I’m concerned that our expectation to get a hold of someone instantaneously coupled with the plethora of ways in which to do so – text, call landline, call cell, call husband’s cell, email, beep (do beeper still exist?) – have only aggravated and weakened our sense of privacy.

Can a person in this age ask to be left alone for a time and shut the door on the rest of the world? Is it no longer permissible that someone is not available to us at our beck and call? I’m only being half sarcastic here. In all seriousness, can we go back to a time when the expectation of instantaneous communication wasn’t an obsession of our social consciousness?

I miss the rhythm and reverence of the old-fashioned letter even though I was born on the cusp of the change toward modern advancement in communication. Long ago, when people received a letter they read it carefully, held something tangible between their fingers, and saw the emotions of their correspondent through the handwritten pages. Today we are reduced to 🙂 😉 😀 😦 etc, etc.

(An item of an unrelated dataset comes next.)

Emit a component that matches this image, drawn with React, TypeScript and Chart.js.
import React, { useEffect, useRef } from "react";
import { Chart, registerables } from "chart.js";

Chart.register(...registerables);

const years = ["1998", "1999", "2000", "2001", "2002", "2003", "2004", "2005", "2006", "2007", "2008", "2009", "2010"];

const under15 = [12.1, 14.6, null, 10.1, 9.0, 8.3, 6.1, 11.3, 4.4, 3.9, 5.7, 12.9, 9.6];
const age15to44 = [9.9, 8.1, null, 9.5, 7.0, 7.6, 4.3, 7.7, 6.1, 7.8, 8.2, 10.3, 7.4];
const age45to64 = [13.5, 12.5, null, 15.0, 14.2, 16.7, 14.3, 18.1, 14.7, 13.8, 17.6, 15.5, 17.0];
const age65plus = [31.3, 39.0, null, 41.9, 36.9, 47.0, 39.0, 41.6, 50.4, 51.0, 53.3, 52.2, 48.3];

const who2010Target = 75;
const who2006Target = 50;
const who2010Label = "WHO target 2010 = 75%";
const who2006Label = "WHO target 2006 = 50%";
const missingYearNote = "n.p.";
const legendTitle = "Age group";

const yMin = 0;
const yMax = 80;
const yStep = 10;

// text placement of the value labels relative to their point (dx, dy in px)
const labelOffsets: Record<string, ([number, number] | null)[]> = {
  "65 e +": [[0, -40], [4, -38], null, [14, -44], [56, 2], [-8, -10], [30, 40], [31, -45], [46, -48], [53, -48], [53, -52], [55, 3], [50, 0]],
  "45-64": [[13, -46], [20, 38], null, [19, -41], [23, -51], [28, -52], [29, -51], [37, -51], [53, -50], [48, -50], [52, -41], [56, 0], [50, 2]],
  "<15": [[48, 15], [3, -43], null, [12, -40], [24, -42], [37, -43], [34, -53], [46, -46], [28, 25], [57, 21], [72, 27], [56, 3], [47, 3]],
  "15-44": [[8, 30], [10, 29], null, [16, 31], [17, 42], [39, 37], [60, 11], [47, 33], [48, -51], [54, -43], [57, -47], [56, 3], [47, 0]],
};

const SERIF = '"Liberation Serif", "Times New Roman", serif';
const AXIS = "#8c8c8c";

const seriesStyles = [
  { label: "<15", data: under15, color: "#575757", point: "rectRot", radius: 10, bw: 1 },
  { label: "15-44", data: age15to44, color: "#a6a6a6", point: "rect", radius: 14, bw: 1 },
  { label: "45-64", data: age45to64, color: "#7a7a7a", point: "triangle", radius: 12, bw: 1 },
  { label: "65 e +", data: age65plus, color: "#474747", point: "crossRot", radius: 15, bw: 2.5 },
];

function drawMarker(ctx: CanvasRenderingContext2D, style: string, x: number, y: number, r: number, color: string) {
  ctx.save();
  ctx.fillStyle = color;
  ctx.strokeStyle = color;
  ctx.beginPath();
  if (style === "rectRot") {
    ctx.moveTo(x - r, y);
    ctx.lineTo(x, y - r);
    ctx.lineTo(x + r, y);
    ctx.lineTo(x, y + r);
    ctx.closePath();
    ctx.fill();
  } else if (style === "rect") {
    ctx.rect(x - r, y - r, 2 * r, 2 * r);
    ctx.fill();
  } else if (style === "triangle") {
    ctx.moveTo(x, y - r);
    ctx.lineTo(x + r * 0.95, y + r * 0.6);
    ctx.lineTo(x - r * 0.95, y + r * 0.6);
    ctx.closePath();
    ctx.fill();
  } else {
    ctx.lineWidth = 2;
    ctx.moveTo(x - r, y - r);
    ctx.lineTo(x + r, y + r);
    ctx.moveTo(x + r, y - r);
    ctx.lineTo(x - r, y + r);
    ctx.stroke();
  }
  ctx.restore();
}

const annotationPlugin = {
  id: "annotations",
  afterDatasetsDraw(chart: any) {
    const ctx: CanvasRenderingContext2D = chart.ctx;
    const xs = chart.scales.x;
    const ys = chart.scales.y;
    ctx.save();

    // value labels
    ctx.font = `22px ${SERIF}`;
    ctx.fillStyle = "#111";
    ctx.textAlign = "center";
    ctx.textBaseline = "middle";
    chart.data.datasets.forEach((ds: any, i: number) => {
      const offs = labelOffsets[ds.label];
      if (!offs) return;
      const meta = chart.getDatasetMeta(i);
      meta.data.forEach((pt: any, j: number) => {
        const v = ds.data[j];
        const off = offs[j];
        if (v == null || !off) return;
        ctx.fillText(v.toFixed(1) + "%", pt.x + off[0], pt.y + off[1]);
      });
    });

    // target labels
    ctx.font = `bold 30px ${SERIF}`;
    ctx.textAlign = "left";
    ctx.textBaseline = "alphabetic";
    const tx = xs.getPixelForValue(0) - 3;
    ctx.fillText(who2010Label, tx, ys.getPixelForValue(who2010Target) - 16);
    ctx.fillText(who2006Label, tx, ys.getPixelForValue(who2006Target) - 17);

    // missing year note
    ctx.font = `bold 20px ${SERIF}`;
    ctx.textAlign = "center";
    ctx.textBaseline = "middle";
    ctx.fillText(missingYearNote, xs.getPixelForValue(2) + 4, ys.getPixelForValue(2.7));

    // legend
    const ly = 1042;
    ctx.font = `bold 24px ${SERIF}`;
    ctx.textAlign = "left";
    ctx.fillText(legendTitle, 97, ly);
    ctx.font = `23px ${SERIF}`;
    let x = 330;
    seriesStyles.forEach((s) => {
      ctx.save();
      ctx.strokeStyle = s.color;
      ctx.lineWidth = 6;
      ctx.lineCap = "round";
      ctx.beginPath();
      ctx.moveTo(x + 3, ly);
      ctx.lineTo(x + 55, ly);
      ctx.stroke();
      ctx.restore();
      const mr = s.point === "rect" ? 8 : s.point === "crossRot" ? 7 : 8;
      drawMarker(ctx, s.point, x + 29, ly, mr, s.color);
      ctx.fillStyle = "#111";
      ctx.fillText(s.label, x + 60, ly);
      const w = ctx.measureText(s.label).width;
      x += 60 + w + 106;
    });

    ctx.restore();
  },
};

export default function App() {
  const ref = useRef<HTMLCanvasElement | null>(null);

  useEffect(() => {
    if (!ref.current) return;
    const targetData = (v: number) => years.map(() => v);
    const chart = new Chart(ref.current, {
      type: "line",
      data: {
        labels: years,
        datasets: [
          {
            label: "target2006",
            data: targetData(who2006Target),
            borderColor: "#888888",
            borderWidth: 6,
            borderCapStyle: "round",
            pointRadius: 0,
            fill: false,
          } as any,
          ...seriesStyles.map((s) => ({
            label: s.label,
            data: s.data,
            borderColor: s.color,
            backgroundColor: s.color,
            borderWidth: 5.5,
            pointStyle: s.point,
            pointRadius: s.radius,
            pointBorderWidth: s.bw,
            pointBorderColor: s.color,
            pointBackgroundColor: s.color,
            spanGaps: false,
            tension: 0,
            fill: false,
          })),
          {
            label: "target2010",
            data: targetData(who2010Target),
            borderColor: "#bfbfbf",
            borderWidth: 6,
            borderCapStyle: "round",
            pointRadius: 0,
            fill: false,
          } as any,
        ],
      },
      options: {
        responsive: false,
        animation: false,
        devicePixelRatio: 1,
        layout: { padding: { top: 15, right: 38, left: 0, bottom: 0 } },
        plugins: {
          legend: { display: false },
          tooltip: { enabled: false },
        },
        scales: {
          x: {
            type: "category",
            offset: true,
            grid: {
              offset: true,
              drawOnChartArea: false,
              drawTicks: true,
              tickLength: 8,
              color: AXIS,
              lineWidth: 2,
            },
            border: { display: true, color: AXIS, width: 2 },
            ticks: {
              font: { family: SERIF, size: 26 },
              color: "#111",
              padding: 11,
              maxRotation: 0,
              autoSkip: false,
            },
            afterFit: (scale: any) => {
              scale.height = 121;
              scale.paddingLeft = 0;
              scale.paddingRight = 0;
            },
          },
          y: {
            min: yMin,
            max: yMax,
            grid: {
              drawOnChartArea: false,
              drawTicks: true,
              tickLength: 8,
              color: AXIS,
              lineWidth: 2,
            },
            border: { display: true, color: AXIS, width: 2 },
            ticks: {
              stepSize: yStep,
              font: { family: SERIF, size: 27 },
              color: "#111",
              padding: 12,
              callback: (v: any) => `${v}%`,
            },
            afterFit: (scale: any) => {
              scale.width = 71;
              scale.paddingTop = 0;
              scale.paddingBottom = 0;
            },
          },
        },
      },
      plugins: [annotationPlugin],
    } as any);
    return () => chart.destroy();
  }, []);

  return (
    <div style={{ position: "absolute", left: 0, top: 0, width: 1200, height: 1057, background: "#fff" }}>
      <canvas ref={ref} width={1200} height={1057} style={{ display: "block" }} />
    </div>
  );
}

In France, the senior generations still haven’t lost the art of handwritten letters. And this is also a country of postcards and old-fashion calling cards and letters written with a fountain pen on a beautiful Velin d’Arches piece of paper. When French people go on vacation they send postcards back to all their friends and family telling a few words of the new place and wonders encountered. There is something quite special about seeing someone’s handwriting and knowing they took the time to buy the postcard, buy the stamp, and write a few words to let you know they were thinking about you.

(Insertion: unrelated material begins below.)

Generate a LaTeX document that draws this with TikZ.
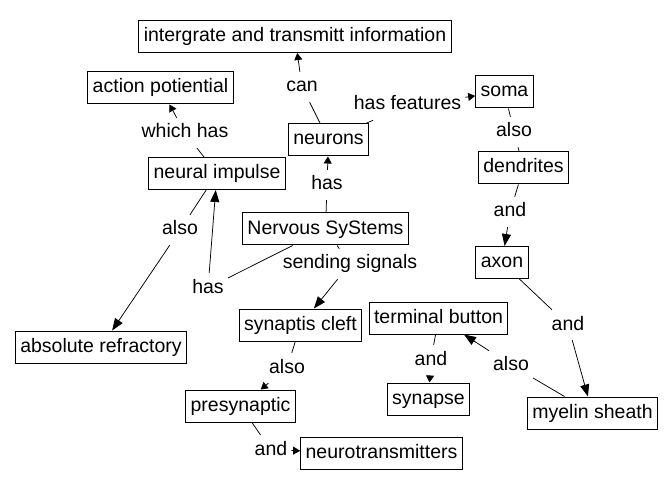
\documentclass[tikz,border=0pt]{standalone}
\usepackage{fontspec}
\setmainfont{Liberation Sans}
\usetikzlibrary{arrows.meta}

\begin{document}
\begin{tikzpicture}[x=1pt, y=-1pt,
    concept/.style={draw=black, line width=1pt, inner xsep=5pt, inner ysep=7pt, text height=14pt, text depth=4pt, font=\fontsize{19.5}{22}\selectfont},
    phrase/.style={inner xsep=4pt, inner ysep=6pt, text height=14pt, text depth=4pt, font=\fontsize{19.5}{22}\selectfont},
    link/.style={black, line width=0.75pt},
    bigtip/.style={link, -{Triangle[length=12pt,width=9pt]}},
    smalltip/.style={link, -{Triangle[length=7pt,width=8pt]}}]
    \useasboundingbox (0,0) rectangle (672,489);
    \node[concept] (integrate) at (295,36.5) {intergrate and transmitt information};
    \node[concept] (potential) at (160.5,88) {action potiential};
    \node[concept] (neurons) at (328.5,140) {neurons};
    \node[concept] (impulse) at (217,173.5) {neural impulse};
    \node[concept] (nervous) at (325.5,229) {Nervous SyStems};
    \node[concept] (soma) at (504.5,92) {soma};
    \node[concept] (dendrites) at (523.5,168) {dendrites};
    \node[concept] (axon) at (502,262.5) {axon};
    \node[concept] (cleft) at (300.5,325) {synaptis cleft};
    \node[concept] (terminal) at (438.5,318) {terminal button};
    \node[concept] (refractory) at (101,347) {absolute refractory};
    \node[concept] (synapse) at (428.5,399) {synapse};
    \node[concept] (myelin) at (592.5,413) {myelin sheath};
    \node[concept] (presynaptic) at (240.5,406) {presynaptic};
    \node[concept] (transmitters) at (381.5,453) {neurotransmitters};

    \node[phrase] (can) at (302,87) {can};
    \node[phrase] (whichhas) at (185,133) {which has};
    \node[phrase] (hasfeat) at (407.5,105) {has features};
    \node[phrase] (hasup) at (327,185) {has};
    \node[phrase] (alsosoma) at (514,132) {also};
    \node[phrase] (anddend) at (510,212) {and};
    \node[phrase] (alsoimp) at (180,230) {also};
    \node[phrase] (hasleft) at (208,288) {has};
    \node[phrase] (sending) at (350,264) {sending signals};
    \node[phrase] (andaxon) at (568,325) {and};
    \node[phrase] (alsomyel) at (511,365) {also};
    \node[phrase] (andterm) at (431,360) {and};
    \node[phrase] (alsocleft) at (287,368) {also};
    \node[phrase] (andpre) at (271,450) {and};

    \draw[link] (neurons) -- (can);
    \draw[smalltip] (can) -- (integrate);
    \draw[link] (impulse) -- (whichhas);
    \draw[smalltip] (whichhas) -- (potential);
    \draw[link] (neurons) -- (hasfeat);
    \draw[smalltip] (hasfeat) -- (soma);
    \draw[link] (nervous) -- (hasup);
    \draw[smalltip] (hasup) -- (neurons);
    \draw[link] (soma) -- (alsosoma);
    \draw[link] (alsosoma) -- (dendrites);
    \draw[link] (dendrites) -- (anddend);
    \draw[bigtip] (anddend) -- (axon);
    \draw[link] (impulse) -- (alsoimp);
    \draw[bigtip] (alsoimp) -- (refractory);
    \draw[link] (nervous) -- (hasleft);
    \draw[bigtip] (hasleft) -- (impulse);
    \draw[link] (nervous) -- (sending);
    \draw[bigtip] (sending) -- (cleft);
    \draw[link] (axon) -- (andaxon);
    \draw[bigtip] (andaxon) -- (myelin);
    \draw[link] (myelin) -- (alsomyel);
    \draw[bigtip] (alsomyel) -- (terminal);
    \draw[link] (terminal) -- (andterm);
    \draw[smalltip] (andterm) -- (synapse);
    \draw[link] (cleft) -- (alsocleft);
    \draw[smalltip] (alsocleft) -- (presynaptic);
    \draw[link] (presynaptic) -- (andpre);
    \draw[smalltip] (andpre) -- (transmitters);
\end{tikzpicture}
\end{document}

Wouldn’t it be nice if in our personal lives we could enjoy those people we love in person or, if divided by long distances as I am with my family, in a meaningful, long letter or a mutually convenient phone conversation sitting in the privacy of our home in our favorite chair by the fire?

If you are so inclined, I urge you to take back your privacy! Go on, give it a try. Leave your cell phone at home for a few days. Feel the liberation. Handwrite something to your loved ones on a beautifully crafted piece of paper and let them feel you through your words. Go on, show the person standing in front of that you respect their time too by not reaching for the buzzing phone in your pocket. Go on, show your family they are the priority; don’t bend to a caller’s agenda. Go on! Take back your privacy! I dare ya.